RECORDED DATA:
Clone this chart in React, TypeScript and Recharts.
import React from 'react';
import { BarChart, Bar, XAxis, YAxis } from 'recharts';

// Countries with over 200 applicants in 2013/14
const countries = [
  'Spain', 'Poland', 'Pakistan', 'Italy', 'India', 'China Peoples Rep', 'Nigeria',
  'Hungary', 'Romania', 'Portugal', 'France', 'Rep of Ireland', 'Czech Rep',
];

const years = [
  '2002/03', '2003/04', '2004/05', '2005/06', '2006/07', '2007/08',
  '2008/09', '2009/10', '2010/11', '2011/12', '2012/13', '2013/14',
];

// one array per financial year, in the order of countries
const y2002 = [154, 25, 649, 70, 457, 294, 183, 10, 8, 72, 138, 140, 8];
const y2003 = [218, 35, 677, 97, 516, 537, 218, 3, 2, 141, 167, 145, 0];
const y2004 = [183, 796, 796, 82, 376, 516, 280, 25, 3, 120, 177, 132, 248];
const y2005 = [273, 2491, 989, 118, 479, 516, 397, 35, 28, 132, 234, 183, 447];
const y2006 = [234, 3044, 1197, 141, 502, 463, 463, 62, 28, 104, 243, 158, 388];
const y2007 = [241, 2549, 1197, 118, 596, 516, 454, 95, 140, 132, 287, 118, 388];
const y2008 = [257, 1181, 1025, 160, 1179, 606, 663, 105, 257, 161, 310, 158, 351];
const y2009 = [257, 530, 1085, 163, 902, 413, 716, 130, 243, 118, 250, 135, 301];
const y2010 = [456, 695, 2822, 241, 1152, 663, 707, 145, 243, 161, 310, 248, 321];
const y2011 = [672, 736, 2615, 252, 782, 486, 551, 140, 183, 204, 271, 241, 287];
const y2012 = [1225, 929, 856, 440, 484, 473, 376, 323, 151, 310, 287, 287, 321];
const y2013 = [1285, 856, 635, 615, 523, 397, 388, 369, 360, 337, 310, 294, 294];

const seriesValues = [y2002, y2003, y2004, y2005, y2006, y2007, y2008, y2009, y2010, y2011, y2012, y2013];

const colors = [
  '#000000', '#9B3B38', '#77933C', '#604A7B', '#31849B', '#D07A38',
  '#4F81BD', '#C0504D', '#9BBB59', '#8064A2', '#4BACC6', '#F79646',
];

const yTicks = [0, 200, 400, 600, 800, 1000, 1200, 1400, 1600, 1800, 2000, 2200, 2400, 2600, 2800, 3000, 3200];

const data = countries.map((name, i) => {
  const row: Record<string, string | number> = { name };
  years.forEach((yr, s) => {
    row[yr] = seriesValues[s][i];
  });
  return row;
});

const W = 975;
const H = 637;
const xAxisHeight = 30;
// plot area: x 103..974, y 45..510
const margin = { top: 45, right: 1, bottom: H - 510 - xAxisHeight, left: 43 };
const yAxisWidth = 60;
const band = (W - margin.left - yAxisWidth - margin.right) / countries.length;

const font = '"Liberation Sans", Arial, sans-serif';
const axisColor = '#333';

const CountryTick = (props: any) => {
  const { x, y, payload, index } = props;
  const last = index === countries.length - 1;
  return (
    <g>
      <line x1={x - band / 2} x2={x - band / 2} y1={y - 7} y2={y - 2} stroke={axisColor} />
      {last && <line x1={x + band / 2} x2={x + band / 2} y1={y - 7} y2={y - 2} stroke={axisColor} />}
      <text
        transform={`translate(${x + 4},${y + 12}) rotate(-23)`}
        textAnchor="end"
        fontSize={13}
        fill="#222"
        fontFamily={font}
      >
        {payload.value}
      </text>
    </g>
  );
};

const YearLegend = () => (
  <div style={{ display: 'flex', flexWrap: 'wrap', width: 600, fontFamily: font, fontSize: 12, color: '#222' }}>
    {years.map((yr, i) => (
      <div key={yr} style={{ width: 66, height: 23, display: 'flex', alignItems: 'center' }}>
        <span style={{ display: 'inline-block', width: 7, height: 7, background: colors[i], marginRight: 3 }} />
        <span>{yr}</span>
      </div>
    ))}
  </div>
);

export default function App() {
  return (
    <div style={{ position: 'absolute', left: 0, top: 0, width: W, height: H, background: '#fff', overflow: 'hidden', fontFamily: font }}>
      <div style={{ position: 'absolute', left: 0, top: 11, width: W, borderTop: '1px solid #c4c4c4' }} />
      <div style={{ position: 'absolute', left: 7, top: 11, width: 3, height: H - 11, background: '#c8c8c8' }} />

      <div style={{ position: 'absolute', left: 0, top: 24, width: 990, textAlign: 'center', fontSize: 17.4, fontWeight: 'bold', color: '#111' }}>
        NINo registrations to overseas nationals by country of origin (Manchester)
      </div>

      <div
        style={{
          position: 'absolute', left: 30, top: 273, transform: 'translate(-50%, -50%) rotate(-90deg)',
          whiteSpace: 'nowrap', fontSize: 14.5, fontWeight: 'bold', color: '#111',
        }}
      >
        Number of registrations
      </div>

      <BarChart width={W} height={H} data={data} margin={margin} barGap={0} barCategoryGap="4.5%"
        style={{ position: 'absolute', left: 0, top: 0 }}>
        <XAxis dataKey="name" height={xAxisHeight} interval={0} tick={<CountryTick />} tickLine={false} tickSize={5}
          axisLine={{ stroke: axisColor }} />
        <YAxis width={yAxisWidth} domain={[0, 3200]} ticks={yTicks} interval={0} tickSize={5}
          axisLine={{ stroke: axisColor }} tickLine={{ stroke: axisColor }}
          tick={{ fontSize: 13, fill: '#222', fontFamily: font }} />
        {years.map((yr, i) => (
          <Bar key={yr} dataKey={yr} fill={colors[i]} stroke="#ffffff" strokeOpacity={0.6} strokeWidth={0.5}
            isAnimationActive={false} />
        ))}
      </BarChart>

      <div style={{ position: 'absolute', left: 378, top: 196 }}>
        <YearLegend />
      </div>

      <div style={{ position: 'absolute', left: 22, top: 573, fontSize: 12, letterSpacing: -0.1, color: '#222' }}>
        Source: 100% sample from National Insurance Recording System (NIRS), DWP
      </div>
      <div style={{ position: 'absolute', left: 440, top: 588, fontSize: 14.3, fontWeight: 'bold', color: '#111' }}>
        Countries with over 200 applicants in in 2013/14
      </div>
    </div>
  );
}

BRIEF: Reproduce the data, keeping every line exactly the same.

FINISHED EXERCISE:
Clone this chart in React, TypeScript and Recharts.
import React from 'react';
import { BarChart, Bar, XAxis, YAxis } from 'recharts';

// Countries with over 200 applicants in 2013/14
const countries = [
  'Spain', 'Poland', 'Pakistan', 'Italy', 'India', 'China Peoples Rep', 'Nigeria',
  'Hungary', 'Romania', 'Portugal', 'France', 'Rep of Ireland', 'Czech Rep',
];

const years = [
  '2002/03', '2003/04', '2004/05', '2005/06', '2006/07', '2007/08',
  '2008/09', '2009/10', '2010/11', '2011/12', '2012/13', '2013/14',
];

// one array per financial year, in the order of countries
const y2002 = [154, 25, 649, 70, 457, 294, 183, 10, 8, 72, 138, 140, 8];
const y2003 = [218, 35, 677, 97, 516, 537, 218, 3, 2, 141, 167, 145, 0];
const y2004 = [183, 796, 796, 82, 376, 516, 280, 25, 3, 120, 177, 132, 248];
const y2005 = [273, 2491, 989, 118, 479, 516, 397, 35, 28, 132, 234, 183, 447];
const y2006 = [234, 3044, 1197, 141, 502, 463, 463, 62, 28, 104, 243, 158, 388];
const y2007 = [241, 2549, 1197, 118, 596, 516, 454, 95, 140, 132, 287, 118, 388];
const y2008 = [257, 1181, 1025, 160, 1179, 606, 663, 105, 257, 161, 310, 158, 351];
const y2009 = [257, 530, 1085, 163, 902, 413, 716, 130, 243, 118, 250, 135, 301];
const y2010 = [456, 695, 2822, 241, 1152, 663, 707, 145, 243, 161, 310, 248, 321];
const y2011 = [672, 736, 2615, 252, 782, 486, 551, 140, 183, 204, 271, 241, 287];
const y2012 = [1225, 929, 856, 440, 484, 473, 376, 323, 151, 310, 287, 287, 321];
const y2013 = [1285, 856, 635, 615, 523, 397, 388, 369, 360, 337, 310, 294, 294];

const seriesValues = [y2002, y2003, y2004, y2005, y2006, y2007, y2008, y2009, y2010, y2011, y2012, y2013];

const colors = [
  '#000000', '#9B3B38', '#77933C', '#604A7B', '#31849B', '#D07A38',
  '#4F81BD', '#C0504D', '#9BBB59', '#8064A2', '#4BACC6', '#F79646',
];

const yTicks = [0, 200, 400, 600, 800, 1000, 1200, 1400, 1600, 1800, 2000, 2200, 2400, 2600, 2800, 3000, 3200];

const data = countries.map((name, i) => {
  const row: Record<string, string | number> = { name };
  years.forEach((yr, s) => {
    row[yr] = seriesValues[s][i];
  });
  return row;
});

const W = 975;
const H = 637;
const xAxisHeight = 30;
// plot area: x 103..974, y 45..510
const margin = { top: 45, right: 1, bottom: H - 510 - xAxisHeight, left: 43 };
const yAxisWidth = 60;
const band = (W - margin.left - yAxisWidth - margin.right) / countries.length;

const font = '"Liberation Sans", Arial, sans-serif';
const axisColor = '#333';

const CountryTick = (props: any) => {
  const { x, y, payload, index } = props;
  const last = index === countries.length - 1;
  return (
    <g>
      <line x1={x - band / 2} x2={x - band / 2} y1={y - 7} y2={y - 2} stroke={axisColor} />
      {last && <line x1={x + band / 2} x2={x + band / 2} y1={y - 7} y2={y - 2} stroke={axisColor} />}
      <text
        transform={`translate(${x + 4},${y + 12}) rotate(-23)`}
        textAnchor="end"
        fontSize={13}
        fill="#222"
        fontFamily={font}
      >
        {payload.value}
      </text>
    </g>
  );
};

const YearLegend = () => (
  <div style={{ display: 'flex', flexWrap: 'wrap', width: 600, fontFamily: font, fontSize: 12, color: '#222' }}>
    {years.map((yr, i) => (
      <div key={yr} style={{ width: 66, height: 23, display: 'flex', alignItems: 'center' }}>
        <span style={{ display: 'inline-block', width: 7, height: 7, background: colors[i], marginRight: 3 }} />
        <span>{yr}</span>
      </div>
    ))}
  </div>
);

export default function App() {
  return (
    <div style={{ position: 'absolute', left: 0, top: 0, width: W, height: H, background: '#fff', overflow: 'hidden', fontFamily: font }}>
      <div style={{ position: 'absolute', left: 0, top: 11, width: W, borderTop: '1px solid #c4c4c4' }} />
      <div style={{ position: 'absolute', left: 7, top: 11, width: 3, height: H - 11, background: '#c8c8c8' }} />

      <div style={{ position: 'absolute', left: 0, top: 24, width: 990, textAlign: 'center', fontSize: 17.4, fontWeight: 'bold', color: '#111' }}>
        NINo registrations to overseas nationals by country of origin (Manchester)
      </div>

      <div
        style={{
          position: 'absolute', left: 30, top: 273, transform: 'translate(-50%, -50%) rotate(-90deg)',
          whiteSpace: 'nowrap', fontSize: 14.5, fontWeight: 'bold', color: '#111',
        }}
      >
        Number of registrations
      </div>

      <BarChart width={W} height={H} data={data} margin={margin} barGap={0} barCategoryGap="4.5%"
        style={{ position: 'absolute', left: 0, top: 0 }}>
        <XAxis dataKey="name" height={xAxisHeight} interval={0} tick={<CountryTick />} tickLine={false} tickSize={5}
          axisLine={{ stroke: axisColor }} />
        <YAxis width={yAxisWidth} domain={[0, 3200]} ticks={yTicks} interval={0} tickSize={5}
          axisLine={{ stroke: axisColor }} tickLine={{ stroke: axisColor }}
          tick={{ fontSize: 13, fill: '#222', fontFamily: font }} />
        {years.map((yr, i) => (
          <Bar key={yr} dataKey={yr} fill={colors[i]} stroke="#ffffff" strokeOpacity={0.6} strokeWidth={0.5}
            isAnimationActive={false} />
        ))}
      </BarChart>

      <div style={{ position: 'absolute', left: 378, top: 196 }}>
        <YearLegend />
      </div>

      <div style={{ position: 'absolute', left: 22, top: 573, fontSize: 12, letterSpacing: -0.1, color: '#222' }}>
        Source: 100% sample from National Insurance Recording System (NIRS), DWP
      </div>
      <div style={{ position: 'absolute', left: 440, top: 588, fontSize: 14.3, fontWeight: 'bold', color: '#111' }}>
        Countries with over 200 applicants in in 2013/14
      </div>
    </div>
  );
}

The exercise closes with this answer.